2013-05-17 Thread Chris Angelico
On Sat, May 18, 2013 at 2:19 PM, Bradley Wright
 wrote:
> Confusing subject for a confusing problem (to a novice like me of course!)
> Thx for the help in advance folks
>
> I have (2) dictionaries:
>
> prices = {
> "banana": 4,
> "apple": 2,
> "orange": 1.5,
> "pear": 3
> }
>
> stock = {
> "banana": 6,
> "apple": 0,
> "orange": 32,
> "pear": 15
> }
>
> Here's my instructions:
>
> consider this as an inventory and calculate the sum (thats 4*6 = 24 bananas!)

Let me reword your problem a little, maybe it'll be a bit clearer.
You're trying to calculate the total value of all stock on hand, eg
for insurance purposes.
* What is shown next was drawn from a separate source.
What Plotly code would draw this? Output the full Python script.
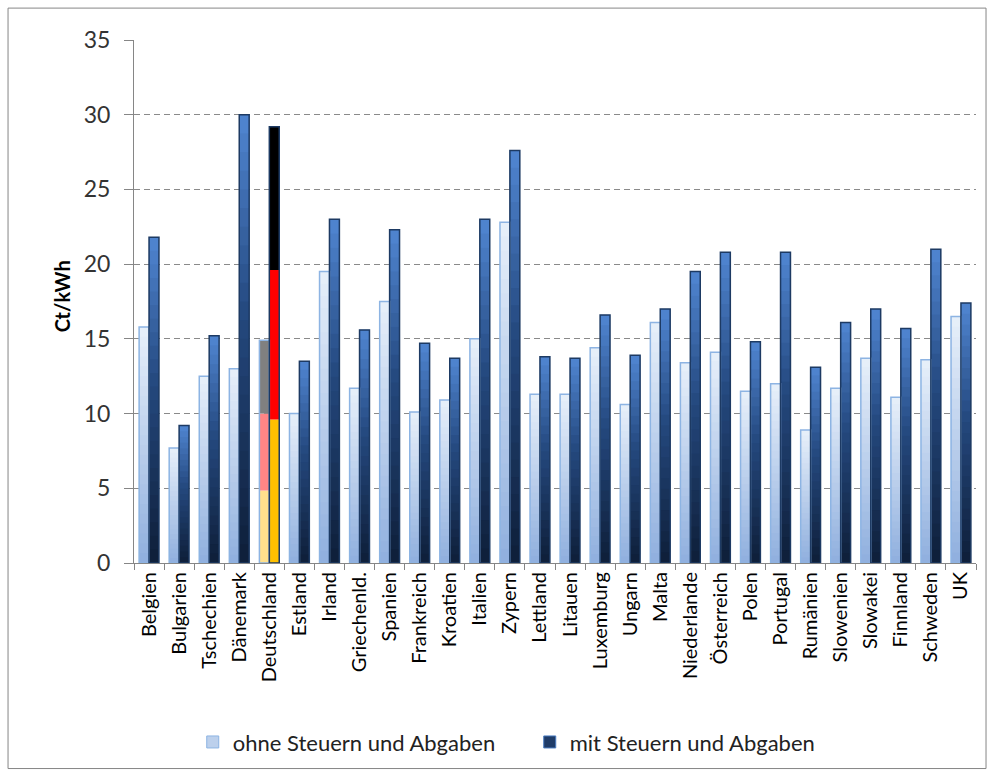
import plotly.graph_objects as go

countries = ["Belgien", "Bulgarien", "Tschechien", "Dänemark", "Deutschland", "Estland",
             "Irland", "Griechenld.", "Spanien", "Frankreich", "Kroatien", "Italien",
             "Zypern", "Lettland", "Litauen", "Luxemburg", "Ungarn", "Malta",
             "Niederlande", "Österreich", "Polen", "Portugal", "Rumänien", "Slowenien",
             "Slowakei", "Finnland", "Schweden", "UK"]

ohne = [15.8, 7.7, 12.5, 13.0, 14.9, 10.0, 19.5, 11.7, 17.5, 10.1, 10.9, 15.0,
        22.8, 11.3, 11.3, 14.4, 10.6, 16.1, 13.4, 14.1, 11.5, 12.0, 8.9, 11.7,
        13.7, 11.1, 13.6, 16.5]
mit = [21.8, 9.2, 15.2, 30.0, 29.2, 13.5, 23.0, 15.6, 22.3, 14.7, 13.7, 23.0,
       27.6, 13.8, 13.7, 16.6, 13.9, 17.0, 19.5, 20.8, 14.8, 20.8, 13.1, 16.1,
       17.0, 15.7, 21.0, 17.4]

# Deutschland: bars drawn in flag colours (parts bottom to top)
de_ohne_parts = [4.85, 5.15, 4.9]
de_mit_parts = [9.6, 10.0, 9.6]
de_ohne_colors = ["#ffe08c", "#ff8585", "#808080"]
de_mit_colors = ["#ffc000", "#ff0000", "#000000"]

series_names = ["ohne Steuern und Abgaben", "mit Steuern und Abgaben"]

DE = countries.index("Deutschland")
N = 24

def lerp(c1, c2, t):
    return "rgb(%d,%d,%d)" % tuple(round(a + (b - a) * t) for a, b in zip(c1, c2))

light_bottom, light_top = (143, 175, 222), (232, 240, 250)
dark_bottom, dark_mid, dark_top = (14, 30, 56), (36, 72, 126), (80, 134, 210)

def dark_color(t):
    if t < 0.55:
        return lerp(dark_bottom, dark_mid, t / 0.55)
    return lerp(dark_mid, dark_top, (t - 0.55) / 0.45)

W = 0.33
OFF_L, OFF_D = -0.33, 0.0

fig = go.Figure()

# gradient fill: overlapping slices drawn bottom to top (later slices cover seams)
for vals, off, colfn in [(ohne, OFF_L, lambda t: lerp(light_bottom, light_top, t)),
                         (mit, OFF_D, dark_color)]:
    for k in range(N):
        bs = [v * k / N for v in vals]
        ys = [None if i == DE else min(v - b, 2.0 * v / N) for i, (v, b) in enumerate(zip(vals, bs))]
        fig.add_trace(go.Bar(x=countries, y=ys, base=bs, offset=off, width=W,
                             marker=dict(color=colfn((k + 0.5) / N), line=dict(width=0)),
                             showlegend=False, hoverinfo="skip"))

# Deutschland flag segments
for parts, cols, off in [(de_ohne_parts, de_ohne_colors, OFF_L), (de_mit_parts, de_mit_colors, OFF_D)]:
    b = 0
    for p, c in zip(parts, cols):
        fig.add_trace(go.Bar(x=[countries[DE]], y=[p], base=[b], offset=off, width=W,
                             marker=dict(color=c, line=dict(width=0)),
                             showlegend=False, hoverinfo="skip"))
        b += p

# outlines
fig.add_trace(go.Bar(x=countries, y=ohne, offset=OFF_L, width=W,
                     marker=dict(color="rgba(0,0,0,0)", line=dict(color="#8db4e3", width=1.5)),
                     showlegend=False, hoverinfo="skip"))
fig.add_trace(go.Bar(x=countries, y=mit, offset=OFF_D, width=W,
                     marker=dict(color="rgba(0,0,0,0)", line=dict(color="#1d3a63", width=1.5)),
                     showlegend=False, hoverinfo="skip"))

# legend entries
fig.add_trace(go.Bar(x=[None], y=[None], name=series_names[0],
                     marker=dict(color="#bcd0ec", line=dict(color="#8db4e3", width=1))))
fig.add_trace(go.Bar(x=[None], y=[None], name=series_names[1],
                     marker=dict(color="#1f3c68", line=dict(color="#4a7cc0", width=1))))

fig.update_layout(
    width=994, height=774,
    barmode="overlay",
    margin=dict(l=134, r=18, t=40, b=210),
    plot_bgcolor="white", paper_bgcolor="white",
    font=dict(family="Lato, Open Sans, sans-serif", color="#000000"),
    showlegend=True,
    legend=dict(orientation="h", x=0.47, xanchor="center", y=-0.34, yanchor="middle",
                font=dict(size=22, color="#222"), traceorder="normal",
                entrywidth=292, entrywidthmode="pixels", itemwidth=30),
    xaxis=dict(type="category", range=[-0.5, len(countries) - 0.5],
               tickangle=-90, tickfont=dict(size=20, color="#000"),
               showline=True, linecolor="#868686", linewidth=1,
               ticks="outside", tickson="boundaries", ticklen=6, tickcolor="#868686",
               showgrid=False, zeroline=False),
    yaxis=dict(range=[0, 35], dtick=5, tickfont=dict(size=23, color="#333"),
               showline=True, linecolor="#868686", linewidth=1,
               ticks="outside", ticklen=9, tickcolor="#868686", ticklabelstandoff=9,
               showgrid=True, gridcolor="#8a8a8a", griddash="6px,4px", gridwidth=1,
               zeroline=False),
    annotations=[dict(text="<b>Ct/kWh</b>", xref="paper", yref="paper",
                      x=-0.0855, y=0.51, xanchor="center", yanchor="middle",
                      textangle=-90, showarrow=False,
                      font=dict(size=20, color="#000"))],
    shapes=[dict(type="rect", xref="paper", yref="paper",
                 x0=-0.1496, x1=1.0119, y0=-0.393, y1=1.061,
                 line=dict(color="#868686", width=1), fillcolor="rgba(0,0,0,0)", layer="below")],
)

fig.write_html("out.html")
That's not 24 bananas, that's $24 of bananas.
And the part you want now is to get the total value of your entire
stock. Great! You're very close to there...

> HERES MY CODE:
>
> for key in prices:
> print prices[key]*stock[key]
>
> ISSUE:
> I need to find a way to add all of those together...any pointers?

... you just need to accumulate a sum. Since this is almost certainly
homework, I won't give you the answer, but here are a few pointers:

* You'll need a single variable (I use the term sloppily, Python
doesn't actually have variables per se) which will collect the final
total.
* Inside your loop, you're currently printing out an int/float with
the value of the current item. Just add it onto your accumulator.
* Python will happily work with integers and floats together, so you
can just do what's obvious and it'll work.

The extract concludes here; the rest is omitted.